| 8:00 am on Jan 7, 2006 (gmt 0)|
isset checks the existence of a variable, whether it be true or false the isset function will return true because the variable is set. In your case the variable is set to NULL, but its still set.
What are you trying to do exactly?
| 9:03 am on Jan 7, 2006 (gmt 0)|
I am just trying to understand isset better because somehow I still find it confusing.
You say isset will return true no matter what the value is then why would it be false in the following case?
$a = array ('test' => 1, 'hello' => NULL);
var_dump(isset($a['hello'])); // FALSE
| 10:14 am on Jan 7, 2006 (gmt 0)|
Well I assume that the var_dump function is clearing the variable completely and what its saying is 'if it is set clear it'. In this case the variable would then not exist and as such return false.
| 4:27 pm on Jan 7, 2006 (gmt 0)|
actually isset does return false for values set to the php constant NULL.
|If a variable has been unset with unset(), it will no longer be set. isset() will return FALSE if testing a variable that has been set to NULL. Also note that a NULL byte ("\0") is not equivalent to the PHP NULL constant. |
However, you are not posting the php constant NULL, you are posting a string with the value of NULL.
You can dump your $_POST to see this. var_dump($_POST) on your form outputs:
the PHP constant NULL is not a string, which you can see from this test:
php > $array = array(NULL, 'NULL');
php > var_dump($array);
| 6:24 pm on Jan 7, 2006 (gmt 0)|
spot on :)
| 6:25 pm on Jan 7, 2006 (gmt 0)|
you could use!empty($var) (not empty)
| 11:44 pm on Jan 7, 2006 (gmt 0)|
>> you could use!empty($var) (not empty)
That would be my recommendation as well for checking if a POSTed variable has a value. Though there are a few cases where you will also need to use isset(), for example checkboxes which are not posted if they are not checked.

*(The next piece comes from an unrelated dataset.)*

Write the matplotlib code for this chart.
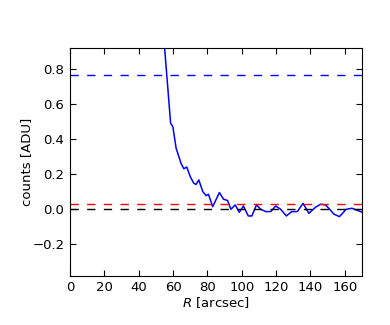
import matplotlib
matplotlib.use('Agg')
import matplotlib.pyplot as plt

# radial profile
radius = [54.0, 55.1, 58.6, 59.9, 61.8, 64.7, 66.3, 68.0, 70.0, 72.1, 73.4, 75.0,
          77.3, 79.2, 80.6, 83.1, 87.0, 89.4, 91.8, 93.7, 96.2, 98.6, 101.0,
          103.8, 105.9, 108.6, 111.1, 114.0, 116.9, 119.8, 122.7, 126.0, 129.1,
          132.4, 135.7, 139.1, 143.0, 145.9, 148.8, 150.7, 153.6, 156.9, 160.8,
          164.2, 168.1, 170.0]
counts = [1.05, 0.92, 0.49, 0.47, 0.347, 0.26, 0.23, 0.24, 0.185, 0.147, 0.14, 0.166,
          0.10, 0.076, 0.084, 0.013, 0.094, 0.056, 0.048, -0.002, 0.023, -0.019, 0.017,
          -0.04, -0.04, 0.023, -0.002, -0.015, -0.015, 0.017, -0.002, -0.04, -0.015,
          -0.015, 0.032, -0.025, 0.01, 0.027, 0.023, 0.004, -0.029, -0.044, -0.002,
          0.004, -0.011, -0.018]

levels = [0.767, 0.029, 0.0]
level_colors = ['blue', 'red', 'black']

fig = plt.figure(figsize=(3.9, 3.25), dpi=100)
ax = fig.add_axes([0.1795, 0.151, 0.7485, 0.701])

ax.plot(radius, counts, color='blue', lw=1.1)
for lev, c in zip(levels, level_colors):
    ax.axhline(lev, color=c, ls=(0, (6, 6)), lw=1.0)

ax.set_xlim(0, 170)
ax.set_ylim(-0.383, 0.92)
ax.set_xticks(range(0, 161, 20))
ax.set_yticks([-0.2, 0.0, 0.2, 0.4, 0.6, 0.8])
ax.tick_params(direction='in', top=True, right=True, labelsize=9.5, length=4, pad=4)
ax.set_xlabel('$R$ [arcsec]', fontsize=9.5)
ax.set_ylabel('counts [ADU]', fontsize=9.5)
ax.xaxis.set_label_coords(0.5, -0.085)
ax.yaxis.set_label_coords(-0.128, 0.5)

fig.savefig('out.png', dpi=100)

Some people also use isset() for other reasons on POST data as well. One example would be that it is good practice to use isset() if you are not sure if a variable is set or not, which in the case of POST data, it is subject to all kinds of manipulation, and you can't be sure of anything. So if you're doing that, you probably want to do a double check, "if is set and not empty".
| 11:56 pm on Jan 7, 2006 (gmt 0)|
Post data is transmitted as a string.
If you submit something like
<input type="hidden" name="number" value=34>
$_POST['number'] will have the string type
$is_int = is_int($_POST['number']); //$is_int set FALSE
$is_string = is_string($_POST['number']); //$is_string set TRUE
$is_numeric = is_numeric($_POST['number']); //$is_numeric set TRUE
| 6:17 pm on Jan 10, 2006 (gmt 0)|
Thank you everyone for your explanation, my confusion has been cleared up now!